We had a crew of six to work the games, plus our regular bartender and hostesses. We had a guy on the door. To get in the front door, customers buzzed from outside. The person at the door looked out the peephole to see who it was, make sure it was members or friends. Rossi and Shannon were going to sell chips and handle all the money out of the back storage room. I was going to work the front, collect the chips from the tables, and bring them back.
Rossi wrapped up Sonny’s $10,000 in a box with Christmas paper and hid it in the furnace room, which adjoined the storage room. In there he also hid $2,000 of FBI money in the bottom of a brown paper bag under Christmas tree lights. He had a .22 Derringer Magnum pistol in a wallet holster. He hid that by taping it to the back side of the furnace. He kept his Walther .32 in a briefcase next to him.

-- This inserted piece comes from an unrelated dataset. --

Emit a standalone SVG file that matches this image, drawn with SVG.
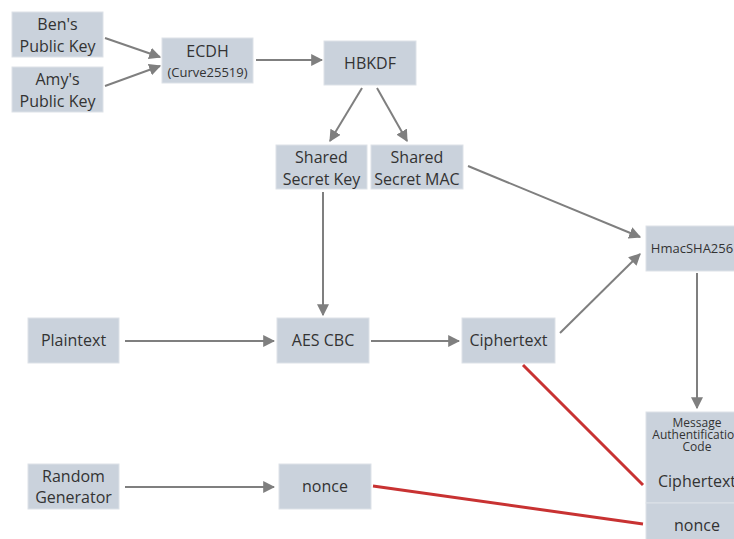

The Las Vegas Night started at seven P.M. Sonny and Carmine were there representing New York. Husick and other cohorts were there representing Trafficante. By midnight the action was strong, the room was crowded with maybe a hundred gamblers. They were lining up in the storage room to buy chips. We already had a profit of several thousand dollars, and it was growing.
At one-fifteen A.M., I was in the storage room with the line of people buying chips. The warning buzzer sounded. Immediately I herded the customers out and locked the door behind me, leaving Rossi and Shannon locked in with the money and receipts.
I went to the front door. Nick, the guard, had hit the alarm buzzer. “Donnie, there’s two uniformed cops outside.”
I saw them through the peephole. They were Pasco County Sheriff’s officers; one was a sergeant. “Don’t open the door yet.” I figured there was nothing to worry about since we had paid for protection, but I walked around the room to make sure there was no money on the tables, no cash anywhere, just chips.
Sonny was at our round table with Husick and others. I whispered to him, “There’s two sheriffs guys outside. I’m going to talk to them, see what’s going on.”
I opened the front door. “Hi, Officers, what’s the problem?”
“We had a complaint that there was a disturbance at the club,” the sergeant says.
“No disturbance, no problems at all.”
“Mind if we come in?”
I ushered them in. “Have something to eat? Drink?”
“I got an anonymous telephone call,” the sergeant says, “and the caller stated that he had been gambling here and had lost a lot of money playing blackjack.”